[What is required] Write every line out verbatim and omit the pictures.

[Material]

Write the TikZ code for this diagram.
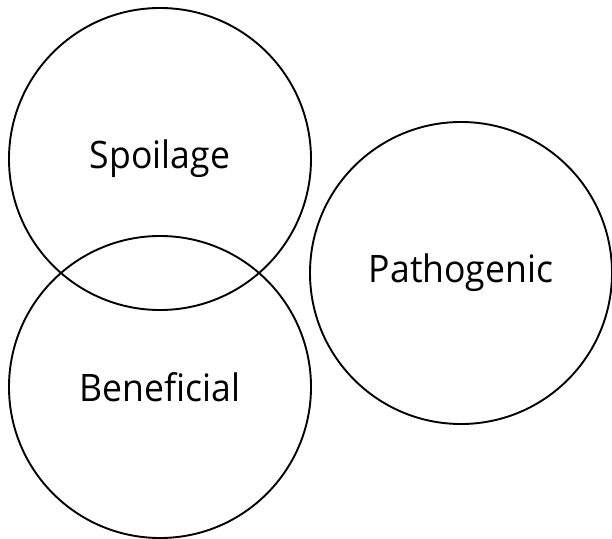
\documentclass[tikz,border=0pt]{standalone}
\usepackage{fontspec}
\setmainfont[FakeStretch=0.94]{Open Sans}
\begin{document}
\begin{tikzpicture}[x=1bp,y=-1bp,
  setcircle/.style={circle,draw=black,line width=1.9bp,minimum size=302bp,inner sep=0pt,
    font=\fontsize{38}{44}\selectfont}]
\useasboundingbox (0,0) rectangle (612,539);
\node[setcircle] (spoil) at (160,159) {Spoilage};
\node[setcircle] (benef) at (160,387) {Beneficial};
\node[setcircle] (patho) at (461,273) {Pathogenic};
\end{tikzpicture}
\end{document}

[Task output]
Write the TikZ code for this diagram.
\documentclass[tikz,border=0pt]{standalone}
\usepackage{fontspec}
\setmainfont[FakeStretch=0.94]{Open Sans}
\begin{document}
\begin{tikzpicture}[x=1bp,y=-1bp,
  setcircle/.style={circle,draw=black,line width=1.9bp,minimum size=302bp,inner sep=0pt,
    font=\fontsize{38}{44}\selectfont}]
\useasboundingbox (0,0) rectangle (612,539);
\node[setcircle] (spoil) at (160,159) {Spoilage};
\node[setcircle] (benef) at (160,387) {Beneficial};
\node[setcircle] (patho) at (461,273) {Pathogenic};
\end{tikzpicture}
\end{document}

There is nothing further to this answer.